Like the investments made overseas by Citigroup, IBM, General Electric, and countless other U.S.-based global firms, investment in the United States by companies based outside this country is essential for job creation and innovation. The same is true of individual and institutional investors in the United States and in other countries. U.S. assets owned by individuals or companies outside the United States total about $11.5 trillion. These investors have helped to finance the housing boom in the United States and have contributed significantly to the rise in home values and ownership. They bought nearly $227 billion of U.S. agency debt in 2005, and they currently hold more than $900 billion of such debt.

Non-U.S. companies established in the United States support nearly 5.3 million jobs in this country, spread throughout all 50 states. Put another way, 4.7 percent of Americans holding private-sector jobs are employed by companies based outside the United States. These employees receive compensation totaling $318 billion annually, and their numbers are growing rapidly. Indeed, the very presence of these companies in the United States creates a multiplier effect throughout local and national economies -- including tax revenue -- that benefits all Americans.

In an increasingly global economy, labels such as "foreign" and "domestic" have become less relevant. Many non-U.S. multinational firms have moved their U.S. personnel into senior global positions. For instance, many chief executives of U.S. subsidiaries, most of whom are American citizens, have gone on to become CEOs of the global company, including Don Shepard of Aegon, Don Robert of Experian, Marjorie Scardino of Pearson, and Klaus Kleinfeld of Siemens.

At the same time, many companies based outside the United States have moved senior managers with global responsibility for an entire business unit or function to the United States.

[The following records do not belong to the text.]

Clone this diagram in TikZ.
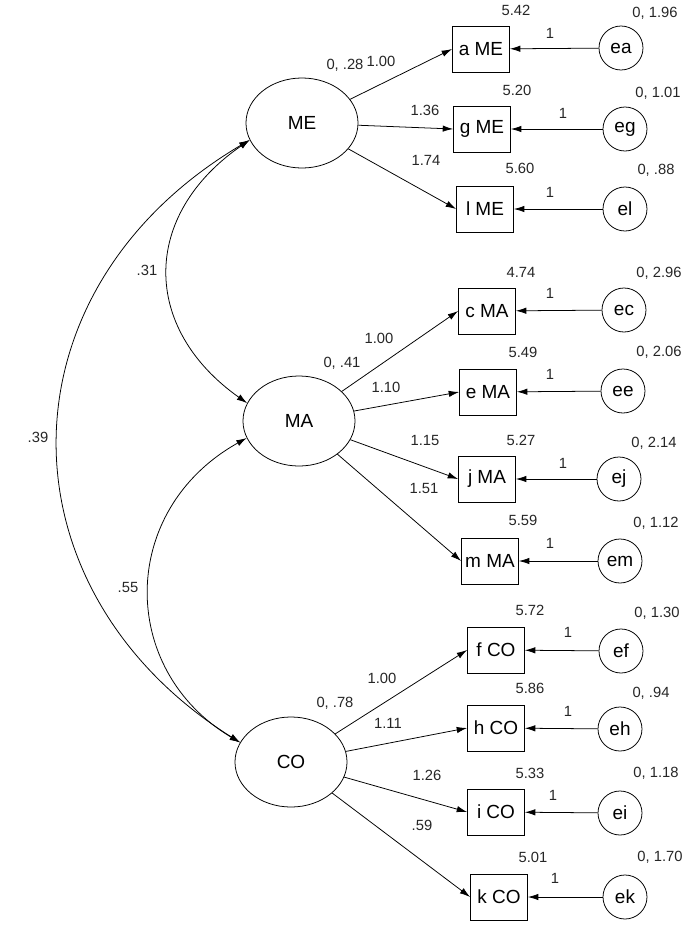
\documentclass[tikz,border=0pt]{standalone}
\usepackage{fontspec}
\setmainfont{Liberation Sans}
\usetikzlibrary{shapes.geometric,arrows.meta}

\tikzset{
  latent/.style={ellipse,draw,line width=0.55pt,minimum width=2.8cm,minimum height=2.25cm,inner sep=0pt,font=\fontsize{13.5}{15}\selectfont},
  obs/.style={rectangle,draw,line width=0.55pt,minimum width=1.425cm,minimum height=1.15cm,inner sep=0pt,font=\fontsize{13.5}{15}\selectfont},
  err/.style={circle,draw,line width=0.55pt,minimum size=1.1cm,inner sep=0pt,font=\fontsize{13.5}{15}\selectfont},
  val/.style={inner sep=0pt,text=black!85,font=\fontsize{10.5}{12}\selectfont},
  fl/.style={-{Latex[length=2.6mm,width=1.6mm]},line width=0.55pt},
  cov/.style={{Latex[length=2.6mm,width=1.6mm]}-{Latex[length=2.6mm,width=1.6mm]},line width=0.55pt},
}

\begin{document}
\begin{tikzpicture}[x=0.025cm,y=-0.025cm]
			\useasboundingbox (0,0) rectangle (685,930);
			
			% Variables latentes
			\node[latent] (ME) at (302,123) {ME};
			\node[latent] (MA) at (299,421) {MA};
			\node[latent] (CO) at (291,762) {CO};
			\node[val] (vME) at (345,65) {0, .28};
			\node[val] (vMA) at (342,363) {0, .41};
			\node[val] (vCO) at (335,703) {0, .78};
			
			% Indicateurs (carrés)
			\node[obs] (aME) at (481,49) {a ME};
			\node[obs] (gME) at (482,129) {g ME};
			\node[obs] (lME) at (485,209) {l ME};
			\node[obs] (cMA) at (487,311) {c MA};
			\node[obs] (eMA) at (488,392) {e MA};
			\node[obs] (jMA) at (487,479) {j MA};
			\node[obs] (mMA) at (490,561) {m MA};
			\node[obs] (fCO) at (496,650) {f CO};
			\node[obs] (hCO) at (496,728) {h CO};
			\node[obs] (iCO) at (496,812) {i CO};
			\node[obs] (kCO) at (499,897) {k CO};
			
			% Constantes au-dessus des carrés
			\node[val] (maME) at (516,10) {5.42};
			\node[val] (mgME) at (517,90) {5.20};
			\node[val] (mlME) at (520,168) {5.60};
			\node[val] (mcMA) at (521,272) {4.74};
			\node[val] (meMA) at (523,352) {5.49};
			\node[val] (mjMA) at (521,440) {5.27};
			\node[val] (mmMA) at (523,520) {5.59};
			\node[val] (mfCO) at (530,610) {5.72};
			\node[val] (mhCO) at (530,688) {5.86};
			\node[val] (miCO) at (530,773) {5.33};
			\node[val] (mkCO) at (533,857) {5.01};
			
			% Erreurs (cercles) et leurs variances
			\node[err] (ea) at (621,48) {ea};
			\node[err] (eg) at (625,129) {eg};
			\node[err] (el) at (625,209) {el};
			\node[err] (ec) at (624,310) {ec};
			\node[err] (ee) at (623,391) {ee};
			\node[err] (ej) at (619,479) {ej};
			\node[err] (em) at (620,561) {em};
			\node[err] (ef) at (621,651) {ef};
			\node[err] (eh) at (620,729) {eh};
			\node[err] (ei) at (620,813) {ei};
			\node[err] (ek) at (625,897) {ek};
			\node[val] (vea) at (655,13) {0, 1.96};
			\node[val] (veg) at (658,93) {0, 1.01};
			\node[val] (vel) at (656,170) {0, .88};
			\node[val] (vec) at (659,273) {0, 2.96};
			\node[val] (vee) at (659,352) {0, 2.06};
			\node[val] (vej) at (654,443) {0, 2.14};
			\node[val] (vem) at (656,523) {0, 1.12};
			\node[val] (vef) at (657,613) {0, 1.30};
			\node[val] (veh) at (651,693) {0, .94};
			\node[val] (vei) at (656,773) {0, 1.18};
			\node[val] (vek) at (660,857) {0, 1.70};
			
			% Flèches des erreurs vers les carrés
			\draw[fl] (ea) -- (aME); \node[val] (wa) at (550,33) {1};
			\draw[fl] (eg) -- (gME); \node[val] (wg) at (563,113) {1};
			\draw[fl] (el) -- (lME); \node[val] (wl) at (550,192) {1};
			\draw[fl] (ec) -- (cMA); \node[val] (wc) at (550,293) {1};
			\draw[fl] (ee) -- (eMA); \node[val] (we) at (550,374) {1};
			\draw[fl] (ej) -- (jMA); \node[val] (wj) at (563,463) {1};
			\draw[fl] (em) -- (mMA); \node[val] (wm) at (550,543) {1};
			\draw[fl] (ef) -- (fCO); \node[val] (wf) at (568,632) {1};
			\draw[fl] (eh) -- (hCO); \node[val] (wh) at (568,711) {1};
			\draw[fl] (ei) -- (iCO); \node[val] (wi) at (553,795) {1};
			\draw[fl] (ek) -- (kCO); \node[val] (wk) at (555,878) {1};
			
			% Saturations (latentes vers carrés)
			\draw[fl] (ME) -- (aME.west); \node[val] (laME) at (381,61) {1.00};
			\draw[fl] (ME) -- (gME.west); \node[val] (lgME) at (425,110) {1.36};
			\draw[fl] (ME) -- (lME.west); \node[val] (llME) at (426,160) {1.74};
			\draw[fl] (MA) -- (cMA.west); \node[val] (lcMA) at (379,338) {1.00};
			\draw[fl] (MA) -- (eMA.west); \node[val] (leMA) at (386,387) {1.10};
			\draw[fl] (MA) -- (jMA.west); \node[val] (ljMA) at (425,440) {1.15};
			\draw[fl] (MA) -- (mMA.west); \node[val] (lmMA) at (424,488) {1.51};
			\draw[fl] (CO) -- (fCO.west); \node[val] (lfCO) at (382,678) {1.00};
			\draw[fl] (CO) -- (hCO.west); \node[val] (lhCO) at (388,723) {1.11};
			\draw[fl] (CO) -- (iCO.west); \node[val] (liCO) at (427,775) {1.26};
			\draw[fl] (CO) -- (kCO.west); \node[val] (lkCO) at (422,825) {.59};
			
			% Covariances (arcs à gauche)
			\draw[cov] (ME.198) .. controls (141,215) and (141,328) .. (MA.161);
			\draw[cov] (ME.198) .. controls (-4,290) and (-4,589) .. (CO.159);
			\draw[cov] (MA.198) .. controls (118,510) and (118,670) .. (CO.159);
			\node[val] (c31) at (147,270) {.31};
			\node[val] (c39) at (38,437) {.39};
			\node[val] (c55) at (128,587) {.55};
			
		\end{tikzpicture}
\end{document}
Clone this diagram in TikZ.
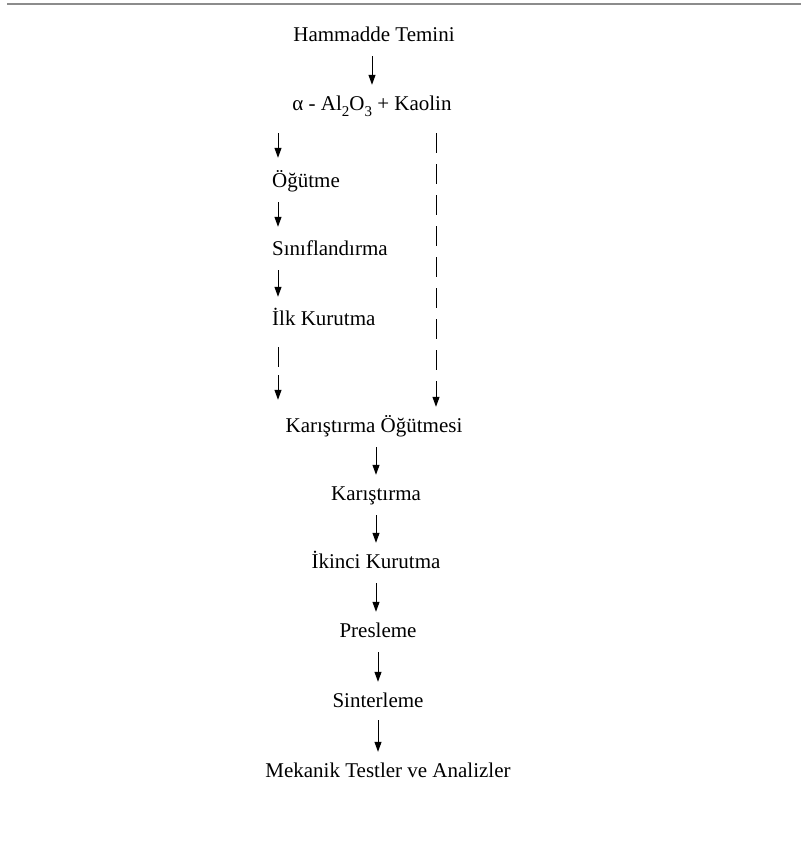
\documentclass[tikz,border=0pt]{standalone}
\usepackage{fontspec}
\setmainfont{Liberation Serif}
\usetikzlibrary{arrows.meta,calc}
\newcommand{\mysub}[1]{\raisebox{-0.3em}{\fontsize{15}{15}\selectfont #1}}
\begin{document}
\begin{tikzpicture}[x=1pt,y=-1pt,
  lbl/.style={font=\fontsize{21}{25}\selectfont, inner xsep=0pt, inner ysep=11pt, text height=14pt, text depth=4pt},
  arr/.style={line width=1pt, -{Triangle[length=10pt,width=7pt]}},
  seg/.style={line width=1pt},
  dsh/.style={line width=1pt, dash pattern=on 20pt off 11pt, -{Triangle[length=10pt,width=7pt]}}]
\useasboundingbox (0,0) rectangle (801,865);
\draw[gray!90, line width=2pt] (7,4) -- (801,4);
% main column
\node[lbl] (ham) at (374,36) {Hammadde Temini};
\node[lbl] (al) at (372,105) {α - Al\mysub{2}O\mysub{3} + Kaolin};
% left column
\node[lbl, anchor=west] (og) at (272,182) {Öğütme};
\node[lbl, anchor=west] (sin) at (272,250) {Sınıflandırma};
\node[lbl, anchor=west] (ilk) at (272,320) {İlk Kurutma};
\coordinate (brk) at (278,371);
\coordinate (dtop) at (436,133);
% lower column
\node[lbl] (ko) at (374,427) {Karıştırma Öğütmesi};
\node[lbl] (kar) at (376,495) {Karıştırma};
\node[lbl] (iki) at (376,563) {İkinci Kurutma};
\node[lbl] (pre) at (378,632) {Presleme};
\node[lbl] (sint) at (378,702) {Sinterleme};
\node[lbl] (mek) at (388,772) {Mekanik Testler ve Analizler};
% connectors
\draw[arr] (ham.south -| al.north) -- (al.north);
\draw[arr, shorten <=8pt, shorten >=4pt] (brk |- al.south) -- (brk |- og.north);
\draw[arr, shorten >=3pt] (brk |- og.south) -- (brk |- sin.north);
\draw[arr, shorten >=3pt] (brk |- sin.south) -- (brk |- ilk.north);
\draw[seg, shorten <=7pt, shorten >=4pt] (brk |- ilk.south) -- (brk);
\draw[arr, shorten <=4pt, shorten >=7pt] (brk) -- (brk |- ko.north);
\draw[dsh] (dtop) -- (dtop |- ko.north);
\draw[arr] (ko.south -| kar.north) -- (kar.north);
\draw[arr] (kar.south) -- (kar.south |- iki.north);
\draw[arr] (iki.south) -- (iki.south |- pre.north);
\draw[arr] (pre.south) -- (pre.south |- sint.north);
\draw[arr, shorten <=-2pt] (sint.south) -- (sint.south |- mek.north);
\end{tikzpicture}
\end{document}
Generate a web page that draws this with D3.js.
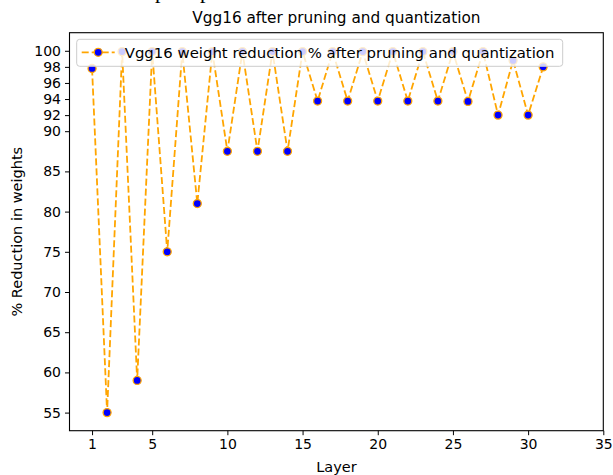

The leadership role played by the employees of these companies, and their operations, benefit the U.S. economy, and must be taken into account when balancing the value conferred by non-U.S. companies against notions of national interest.

I respectfully urge Congress to take only those actions that will enhance the security review process for foreign investment in the United States, and to avoid endorsing proposals that could undermine America's support for access to capital markets and the free movement of capital. We must avoid measures taken in the name of national security that are isolationist and xenophobic, and could have the effect of choking off vital investments in America. Such a path could threaten job creation in the United States, impede American economic growth and jeopardize U.S. efforts to open foreign markets for American companies, consumers and investors. Any changes to the CFIUS process should result from an informed, sober and fact-based assessment of all of our interests.

Genuine threats to U.S. national security must be met with resolve and purpose -- no deal can be worth the safety of our citizens. But at the same time, challenges to U.S. economic success must be met with the same commitment to international leadership and engagement that has for decades contributed to increasing prosperity in this country and throughout the world. This is not a choice between protecting vital national interests and building a more prosperous future. These two goals are vitally important, but they are also compatible, and Americans will hold their leaders accountable for working to achieve both of them.

--The writer is CEO of Citigroup Inc.